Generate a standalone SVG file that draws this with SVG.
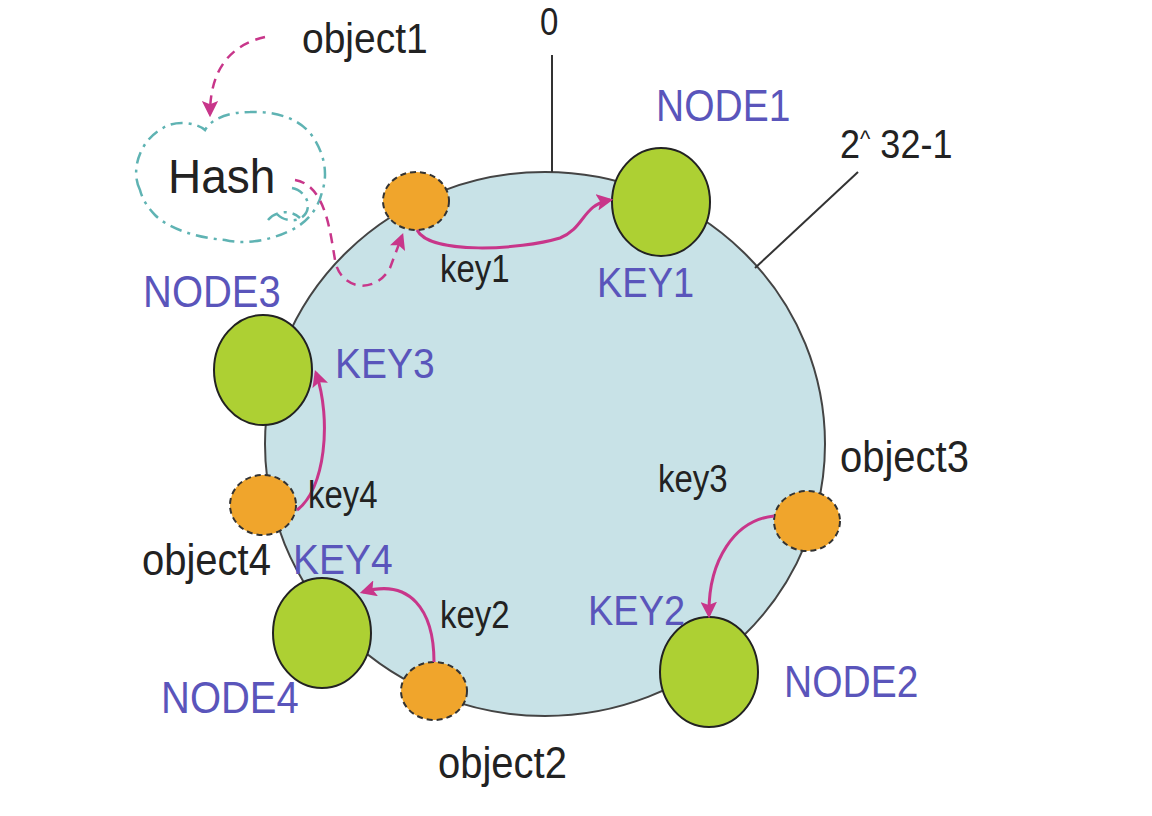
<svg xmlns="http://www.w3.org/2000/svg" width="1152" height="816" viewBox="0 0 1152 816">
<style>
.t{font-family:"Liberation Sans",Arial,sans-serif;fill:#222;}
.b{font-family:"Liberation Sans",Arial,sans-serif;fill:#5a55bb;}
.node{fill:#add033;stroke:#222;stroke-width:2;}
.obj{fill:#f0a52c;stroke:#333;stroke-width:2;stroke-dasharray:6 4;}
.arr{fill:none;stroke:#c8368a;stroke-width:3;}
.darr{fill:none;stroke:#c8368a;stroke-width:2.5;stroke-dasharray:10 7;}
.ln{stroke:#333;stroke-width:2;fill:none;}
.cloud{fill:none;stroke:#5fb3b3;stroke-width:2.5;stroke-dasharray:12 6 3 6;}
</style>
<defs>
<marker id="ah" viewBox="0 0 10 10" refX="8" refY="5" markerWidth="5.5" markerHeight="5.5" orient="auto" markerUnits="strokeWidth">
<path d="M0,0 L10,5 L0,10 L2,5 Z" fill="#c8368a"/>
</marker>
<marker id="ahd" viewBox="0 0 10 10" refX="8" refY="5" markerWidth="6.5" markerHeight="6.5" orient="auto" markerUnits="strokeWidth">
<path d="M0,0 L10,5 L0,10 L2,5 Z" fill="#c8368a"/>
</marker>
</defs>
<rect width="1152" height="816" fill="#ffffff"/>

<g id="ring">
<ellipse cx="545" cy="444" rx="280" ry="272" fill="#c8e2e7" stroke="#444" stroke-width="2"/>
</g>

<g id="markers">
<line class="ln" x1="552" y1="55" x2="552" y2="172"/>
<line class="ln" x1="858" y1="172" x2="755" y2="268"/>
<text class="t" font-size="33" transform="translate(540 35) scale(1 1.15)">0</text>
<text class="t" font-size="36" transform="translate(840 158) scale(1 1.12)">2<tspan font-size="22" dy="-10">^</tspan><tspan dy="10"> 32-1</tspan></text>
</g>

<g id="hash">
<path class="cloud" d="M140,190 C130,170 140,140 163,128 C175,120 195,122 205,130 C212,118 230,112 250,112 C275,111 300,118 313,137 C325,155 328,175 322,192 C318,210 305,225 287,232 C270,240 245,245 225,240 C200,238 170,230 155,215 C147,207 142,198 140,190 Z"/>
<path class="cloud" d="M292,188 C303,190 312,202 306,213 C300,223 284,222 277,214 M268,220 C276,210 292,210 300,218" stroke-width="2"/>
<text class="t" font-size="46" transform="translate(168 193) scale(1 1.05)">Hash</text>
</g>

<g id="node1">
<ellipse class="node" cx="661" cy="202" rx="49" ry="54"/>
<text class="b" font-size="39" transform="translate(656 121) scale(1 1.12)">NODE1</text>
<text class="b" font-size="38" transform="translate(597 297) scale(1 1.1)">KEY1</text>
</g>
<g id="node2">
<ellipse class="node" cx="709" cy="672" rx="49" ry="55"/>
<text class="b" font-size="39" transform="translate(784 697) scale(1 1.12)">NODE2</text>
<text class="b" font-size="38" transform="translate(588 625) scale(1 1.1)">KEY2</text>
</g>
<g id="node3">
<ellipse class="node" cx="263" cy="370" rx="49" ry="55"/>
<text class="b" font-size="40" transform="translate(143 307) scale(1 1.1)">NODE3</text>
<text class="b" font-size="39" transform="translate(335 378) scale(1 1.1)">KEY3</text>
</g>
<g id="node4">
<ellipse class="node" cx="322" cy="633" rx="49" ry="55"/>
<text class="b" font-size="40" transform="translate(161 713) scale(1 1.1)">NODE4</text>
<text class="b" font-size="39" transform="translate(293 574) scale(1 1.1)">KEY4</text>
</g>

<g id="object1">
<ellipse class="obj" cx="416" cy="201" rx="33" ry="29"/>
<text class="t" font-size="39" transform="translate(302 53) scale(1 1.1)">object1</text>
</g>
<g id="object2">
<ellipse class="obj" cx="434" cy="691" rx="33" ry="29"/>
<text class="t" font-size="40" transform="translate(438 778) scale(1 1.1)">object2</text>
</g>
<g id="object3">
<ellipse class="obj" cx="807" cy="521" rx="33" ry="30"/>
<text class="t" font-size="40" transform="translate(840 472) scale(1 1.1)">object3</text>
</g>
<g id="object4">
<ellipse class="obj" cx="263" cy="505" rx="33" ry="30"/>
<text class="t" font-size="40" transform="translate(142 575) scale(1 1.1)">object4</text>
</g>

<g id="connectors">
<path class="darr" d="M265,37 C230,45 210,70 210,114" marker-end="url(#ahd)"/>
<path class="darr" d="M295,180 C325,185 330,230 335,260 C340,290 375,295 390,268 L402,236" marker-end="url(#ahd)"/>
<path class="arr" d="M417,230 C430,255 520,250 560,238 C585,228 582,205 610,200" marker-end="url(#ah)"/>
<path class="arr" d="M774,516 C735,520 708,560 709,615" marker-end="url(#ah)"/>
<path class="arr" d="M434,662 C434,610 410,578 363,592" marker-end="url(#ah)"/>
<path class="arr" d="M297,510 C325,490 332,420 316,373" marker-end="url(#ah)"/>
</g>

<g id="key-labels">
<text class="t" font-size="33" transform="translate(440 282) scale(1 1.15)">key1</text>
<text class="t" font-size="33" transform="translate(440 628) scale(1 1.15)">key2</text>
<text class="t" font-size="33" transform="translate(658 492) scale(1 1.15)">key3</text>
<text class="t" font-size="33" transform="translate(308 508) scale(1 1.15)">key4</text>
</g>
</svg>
☆ ☆ ☆ ☆ ☆
Return each line from the material above exactly, but not the pictures.

> Complete response
Generate a standalone SVG file that draws this with SVG.
<svg xmlns="http://www.w3.org/2000/svg" width="1152" height="816" viewBox="0 0 1152 816">
<style>
.t{font-family:"Liberation Sans",Arial,sans-serif;fill:#222;}
.b{font-family:"Liberation Sans",Arial,sans-serif;fill:#5a55bb;}
.node{fill:#add033;stroke:#222;stroke-width:2;}
.obj{fill:#f0a52c;stroke:#333;stroke-width:2;stroke-dasharray:6 4;}
.arr{fill:none;stroke:#c8368a;stroke-width:3;}
.darr{fill:none;stroke:#c8368a;stroke-width:2.5;stroke-dasharray:10 7;}
.ln{stroke:#333;stroke-width:2;fill:none;}
.cloud{fill:none;stroke:#5fb3b3;stroke-width:2.5;stroke-dasharray:12 6 3 6;}
</style>
<defs>
<marker id="ah" viewBox="0 0 10 10" refX="8" refY="5" markerWidth="5.5" markerHeight="5.5" orient="auto" markerUnits="strokeWidth">
<path d="M0,0 L10,5 L0,10 L2,5 Z" fill="#c8368a"/>
</marker>
<marker id="ahd" viewBox="0 0 10 10" refX="8" refY="5" markerWidth="6.5" markerHeight="6.5" orient="auto" markerUnits="strokeWidth">
<path d="M0,0 L10,5 L0,10 L2,5 Z" fill="#c8368a"/>
</marker>
</defs>
<rect width="1152" height="816" fill="#ffffff"/>

<g id="ring">
<ellipse cx="545" cy="444" rx="280" ry="272" fill="#c8e2e7" stroke="#444" stroke-width="2"/>
</g>

<g id="markers">
<line class="ln" x1="552" y1="55" x2="552" y2="172"/>
<line class="ln" x1="858" y1="172" x2="755" y2="268"/>
<text class="t" font-size="33" transform="translate(540 35) scale(1 1.15)">0</text>
<text class="t" font-size="36" transform="translate(840 158) scale(1 1.12)">2<tspan font-size="22" dy="-10">^</tspan><tspan dy="10"> 32-1</tspan></text>
</g>

<g id="hash">
<path class="cloud" d="M140,190 C130,170 140,140 163,128 C175,120 195,122 205,130 C212,118 230,112 250,112 C275,111 300,118 313,137 C325,155 328,175 322,192 C318,210 305,225 287,232 C270,240 245,245 225,240 C200,238 170,230 155,215 C147,207 142,198 140,190 Z"/>
<path class="cloud" d="M292,188 C303,190 312,202 306,213 C300,223 284,222 277,214 M268,220 C276,210 292,210 300,218" stroke-width="2"/>
<text class="t" font-size="46" transform="translate(168 193) scale(1 1.05)">Hash</text>
</g>

<g id="node1">
<ellipse class="node" cx="661" cy="202" rx="49" ry="54"/>
<text class="b" font-size="39" transform="translate(656 121) scale(1 1.12)">NODE1</text>
<text class="b" font-size="38" transform="translate(597 297) scale(1 1.1)">KEY1</text>
</g>
<g id="node2">
<ellipse class="node" cx="709" cy="672" rx="49" ry="55"/>
<text class="b" font-size="39" transform="translate(784 697) scale(1 1.12)">NODE2</text>
<text class="b" font-size="38" transform="translate(588 625) scale(1 1.1)">KEY2</text>
</g>
<g id="node3">
<ellipse class="node" cx="263" cy="370" rx="49" ry="55"/>
<text class="b" font-size="40" transform="translate(143 307) scale(1 1.1)">NODE3</text>
<text class="b" font-size="39" transform="translate(335 378) scale(1 1.1)">KEY3</text>
</g>
<g id="node4">
<ellipse class="node" cx="322" cy="633" rx="49" ry="55"/>
<text class="b" font-size="40" transform="translate(161 713) scale(1 1.1)">NODE4</text>
<text class="b" font-size="39" transform="translate(293 574) scale(1 1.1)">KEY4</text>
</g>

<g id="object1">
<ellipse class="obj" cx="416" cy="201" rx="33" ry="29"/>
<text class="t" font-size="39" transform="translate(302 53) scale(1 1.1)">object1</text>
</g>
<g id="object2">
<ellipse class="obj" cx="434" cy="691" rx="33" ry="29"/>
<text class="t" font-size="40" transform="translate(438 778) scale(1 1.1)">object2</text>
</g>
<g id="object3">
<ellipse class="obj" cx="807" cy="521" rx="33" ry="30"/>
<text class="t" font-size="40" transform="translate(840 472) scale(1 1.1)">object3</text>
</g>
<g id="object4">
<ellipse class="obj" cx="263" cy="505" rx="33" ry="30"/>
<text class="t" font-size="40" transform="translate(142 575) scale(1 1.1)">object4</text>
</g>

<g id="connectors">
<path class="darr" d="M265,37 C230,45 210,70 210,114" marker-end="url(#ahd)"/>
<path class="darr" d="M295,180 C325,185 330,230 335,260 C340,290 375,295 390,268 L402,236" marker-end="url(#ahd)"/>
<path class="arr" d="M417,230 C430,255 520,250 560,238 C585,228 582,205 610,200" marker-end="url(#ah)"/>
<path class="arr" d="M774,516 C735,520 708,560 709,615" marker-end="url(#ah)"/>
<path class="arr" d="M434,662 C434,610 410,578 363,592" marker-end="url(#ah)"/>
<path class="arr" d="M297,510 C325,490 332,420 316,373" marker-end="url(#ah)"/>
</g>

<g id="key-labels">
<text class="t" font-size="33" transform="translate(440 282) scale(1 1.15)">key1</text>
<text class="t" font-size="33" transform="translate(440 628) scale(1 1.15)">key2</text>
<text class="t" font-size="33" transform="translate(658 492) scale(1 1.15)">key3</text>
<text class="t" font-size="33" transform="translate(308 508) scale(1 1.15)">key4</text>
</g>
</svg>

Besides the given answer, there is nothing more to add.